A better man

Drummer Dave Abbruzzese considers life after Pearl Jam

"Does anyone know if I won a Grammy last night?" Dave Abbruzzese wonders. He says this as an afterthought, in the middle of a casual conversation with producer David Castell as the two stand in the messy kitchen area of Castell's Garland recording studio. The night before, Abbruzzese and the rest of Pearl Jam had been up for a Grammy in three categories for 1993's Vs. album, but Abbruzzese did not think to actually watch the televised awards show or check the day's paper to see if he had won the award. And he is not at all disappointed to find out Pearl Jam had lost to such bands as Soundgarden and Aerosmith.

"At the very least," Abbruzzese shrugs, "you could say I was a Grammy-nominated artist."

It has been a few months since the Dallas native was handed his pink slip from the world's most popular rock band and replaced by former Red Hot Chili Pepper Jack Irons, who is also among singer Eddie Vedder's best friends. And Abbruzzese has said little--to friends or to strangers--about his abrupt dismissal, refusing to feed a rumor mill that has cast him as everything from a backstabber to a greedmonger.

It has been well-publicized that he has been in Dallas for about a month now, recording at Castell's RSVP Studios with Ten Hands members Paul Slavens and Gary Muller, former Whild Peach guitarist Doug Neil, and Little Sister bassist Darrell Phillips (a bandmate of Abbruzzese's in the long-defunct funk-rock Dr. Tongue). Hell, it was in Rolling Stone's "Random Notes" section before any local paper had mentioned it.

But Abbruzzese has said nothing about the subject and does not really want to go into it on the record. After all, no matter what happened, no matter how many insider tales of conspiracy and manipulation Abbruzzese tells when the interviewer's tape recorder is off, his side of the story would be emasculated with one sentence from Eddie Vedder, whose every belch is taken as Sacred Truth from the believers. Suffice it to say Pearl Jam is Vedder's band, and Abbruzzese was expendable--last man hired, first man fired.
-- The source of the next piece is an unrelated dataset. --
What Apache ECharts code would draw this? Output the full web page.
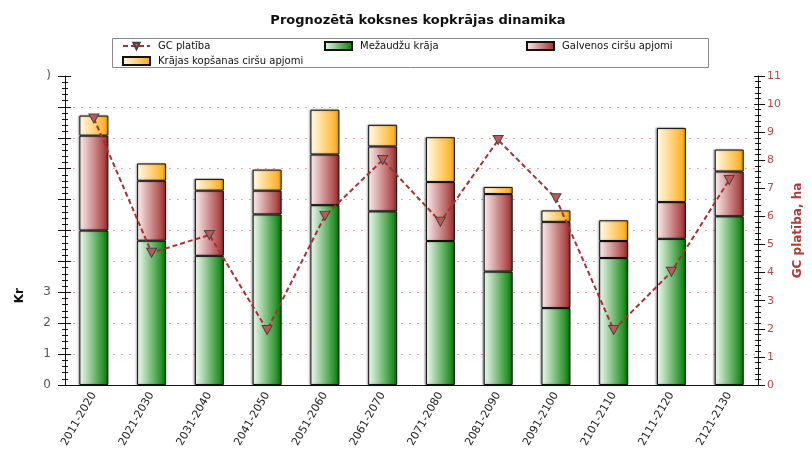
<!DOCTYPE html>
<html><head><meta charset="utf-8">
<script src="https://cdn.jsdelivr.net/npm/echarts@6/dist/echarts.min.js"></script>
<style>html,body{margin:0;padding:0;background:#fff}#c{width:812px;height:471px}</style>
</head><body><div id="c"></div>
<script>
const categories = ['2011-2020','2021-2030','2031-2040','2041-2050','2051-2060','2061-2070','2071-2080','2081-2090','2091-2100','2101-2110','2111-2120','2121-2130'];
const mezaudzuKraja = [5.0, 4.67, 4.18, 5.52, 5.82, 5.62, 4.66, 3.67, 2.49, 4.11, 4.73, 5.46];
const galvenosCirsu = [3.07, 1.94, 2.11, 0.77, 1.64, 2.10, 1.91, 2.51, 2.79, 0.55, 1.19, 1.45];
const krajasKopsanas = [0.65, 0.56, 0.38, 0.68, 1.45, 0.70, 1.45, 0.23, 0.37, 0.67, 2.40, 0.71];
const gcPlatiba = [9.49, 4.71, 5.34, 1.96, 6.02, 8.01, 5.81, 8.72, 6.65, 1.96, 4.03, 7.30];
const leftTickLabels = {0:'0',1:'1',2:'2',3:'3',10:')'};
const legendNames = ['GC platība','Mežaudžu krāja','Galvenos ciršu apjomi','Krājas kopšanas ciršu apjomi'];

const FONT = 'DejaVu Sans';
const chart = echarts.init(document.getElementById('c'), null, {renderer:'canvas'});
const grad = (a,b) => new echarts.graphic.LinearGradient(0,0,1,0,[{offset:0,color:a},{offset:1,color:b}]);
const barStyle = (a,b) => ({color:grad(a,b), borderColor:'#111', borderWidth:1, shadowColor:'rgba(0,0,0,0.35)', shadowBlur:2, shadowOffsetX:-1});

const legendPos = [[122,41],[324,41],[526,41],[122,56]];
const legends = legendNames.map((n,i) => ({
  data:[{name:n, icon: i===0 ? undefined : 'rect'}], left:legendPos[i][0], top:legendPos[i][1], padding:0,
  itemWidth:27, itemHeight:8, itemGap:0,
  textStyle:{fontFamily:FONT, fontSize:10, color:'#111', padding:[0,0,0,3]}
}));

const yCommon = {type:'value', min:0, interval:1, splitNumber:10};
chart.setOption({
  animation:false,
  title:{text:'Prognozētā koksnes kopkrājas dinamika', left:413, textAlign:'center', top:9,
    textStyle:{fontFamily:FONT, fontSize:13, fontWeight:'bold', color:'#111'}},
  legend:legends,
  grid:{left:65, right:47, top:76, bottom:86},
  xAxis:{type:'category', data:categories, boundaryGap:true,
    axisLine:{lineStyle:{color:'#111'}},
    axisTick:{alignWithLabel:true, length:5, lineStyle:{color:'#555'}},
    axisLabel:{rotate:60, fontFamily:FONT, fontSize:11, color:'#222', margin:8, interval:0}},
  yAxis:[
    Object.assign({}, yCommon, {max:10, position:'left',
      axisLine:{show:true, lineStyle:{color:'#111'}},
      axisTick:{show:true, length:7, lineStyle:{color:'#111'}},
      minorTick:{show:true, splitNumber:5, length:3, lineStyle:{color:'#111'}},
      splitLine:{show:true, showMinLine:false, showMaxLine:false, lineStyle:{color:'#e6a8a8', type:[2,6], width:1}},
      axisLabel:{fontFamily:FONT, fontSize:12, color:'#555', margin:14,
        formatter:v => (leftTickLabels[v] !== undefined ? leftTickLabels[v] : '')}}),
    Object.assign({}, yCommon, {max:11, position:'right',
      name:'GC platība, ha', nameLocation:'middle', nameRotate:90, nameGap:27,
      nameTextStyle:{fontFamily:FONT, fontSize:12, fontWeight:'bold', color:'#b03a3a'},
      axisLine:{show:true, lineStyle:{color:'#111'}},
      axisTick:{show:true, length:7, lineStyle:{color:'#111'}},
      minorTick:{show:true, splitNumber:5, length:3, lineStyle:{color:'#111'}},
      splitLine:{show:false},
      axisLabel:{fontFamily:FONT, fontSize:11, color:'#c04848', margin:9}}),
    Object.assign({}, yCommon, {max:10, position:'left',
      axisLine:{show:false}, axisTick:{show:true, inside:true, length:6, lineStyle:{color:'#111'}},
      minorTick:{show:true, splitNumber:5, length:3, lineStyle:{color:'#111'}},
      splitLine:{show:false}, axisLabel:{show:false}}),
    Object.assign({}, yCommon, {max:11, position:'right',
      axisLine:{show:false}, axisTick:{show:true, inside:true, length:4, lineStyle:{color:'#111'}},
      minorTick:{show:true, splitNumber:5, length:3, lineStyle:{color:'#111'}},
      splitLine:{show:false}, axisLabel:{show:false}})
  ],
  graphic:[
    {type:'rect', shape:{x:112.5, y:38.5, width:596, height:29}, style:{fill:'none', stroke:'#888', lineWidth:1}, z:-1},
    {type:'text', left:14, top:288, rotation:Math.PI/2,
      style:{text:'Kr', font:'bold 12px "DejaVu Sans"', fill:'#111'}}],
  series:[
    {name:'GC platība', type:'line', yAxisIndex:1, data:gcPlatiba, z:10,
      symbol:'triangle', symbolRotate:180, symbolSize:[10,9],
      lineStyle:{color:'#a83232', width:2, type:[5,3]},
      itemStyle:{color:'#c05858', borderColor:'#444', borderWidth:1}},
    {name:'Mežaudžu krāja', type:'bar', stack:'k', barWidth:29, data:mezaudzuKraja,
      itemStyle:barStyle('#f2faf2','#007d00')},
    {name:'Galvenos ciršu apjomi', type:'bar', stack:'k', barWidth:29, data:galvenosCirsu,
      itemStyle:barStyle('#fbeeee','#a02a2a')},
    {name:'Krājas kopšanas ciršu apjomi', type:'bar', stack:'k', barWidth:29, data:krajasKopsanas,
      itemStyle:barStyle('#fffcee','#ffa80a')}
  ]
});
</script></body></html>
Consciously or subconsciously, he will make such comparisons for many years to come, like the minor-leaguer who recalls his few days spent in the Big Show.

"I think Pearl Jam will continue to make great music," Abbruzzese says. "As a band in the sense that I view a band, Pearl Jam hopefully is a band now. But to me, one of the main ingredients of being in a band is communication, and there's too many ingredients that aren't addressed by the members--too many things me as the drummer wanted to ask Eddie as the singer but couldn't because then he'd get freaked out and wouldn't talk to anybody for a week.

"Musically, I just think playing an average of five nights a week for three years does something for a person. Playing with that band helped me to develop. I always wanted to consider myself a melodic drummer more so than just a rhythm machine, and that band was a good tool for learning how to do that."

For the past month, Abbruzzese, Slavens, Muller, and Neil (with Phillips coming in and out every few days as his Little Sister touring schedule would allow) have been in the studio cutting hours and hours of tape. Though Abbruzzese had planned to record with Phillips long before he was kicked out of Pearl Jam, the loose, pressure-free recording session had extra significance for the drummer who was seeking to rid himself of the bad taste and feeling caused by the Pearl Jam debacle.

"I was comin' down for five days to visit my folks, and I was like, 'Shit, I wonder what Darrell's doin' and if Dave's studio is open and grab Doug and Darrell and go in and jam,'" Abbruzzese says. "I just felt like playin'." Slavens, who happened to be hanging out at Castell's studio when Abbruzzese called, was later brought in, and then Muller was added when Phillips left to go on the road with Little Sister.

"It just felt great to be in the studio with people that ate meat and smoked cigarettes and laughed and felt seemingly comfortable with who they were," Abbruzzese says. "They didn't worry about being politically correct or any of that. They were just themselves, getting along. To me it was something I needed to do. To quote Paul, he said I needed to get rid of that 'soul poisoning,' so it was something I felt would be good for me.

"But I also thought that to get all of these guys, who I have a tremendous amount of respect for, in the studio for a month would be a treat."

Most of their material will be filed away, protracted jam sessions from which actual songs might be salvaged at some point. But there are at least 12 complete songs among the lot, pieces that range from the funk-rock-reggae "Waiting for Sid" to the jazz-rap of "2926 Refugee" to the faux-French-cabaret of "Poop de Deux" (recorded during lunch hour in an Oak Lawn cafe). Undoubtedly, it contains some of Slavens' finest vocals ever set to tape; he sounds, at various times, like David Bowie, Peter Gabriel, and a male Marlene Dietrich, showcasing a range only hinted at all these years as Ten Hands' frontman. Moreover, the music is wonderful--dense with fragile guitar and powerful percussion, the sounds of accordion and bass and ambient noise perfectly piled upon each other.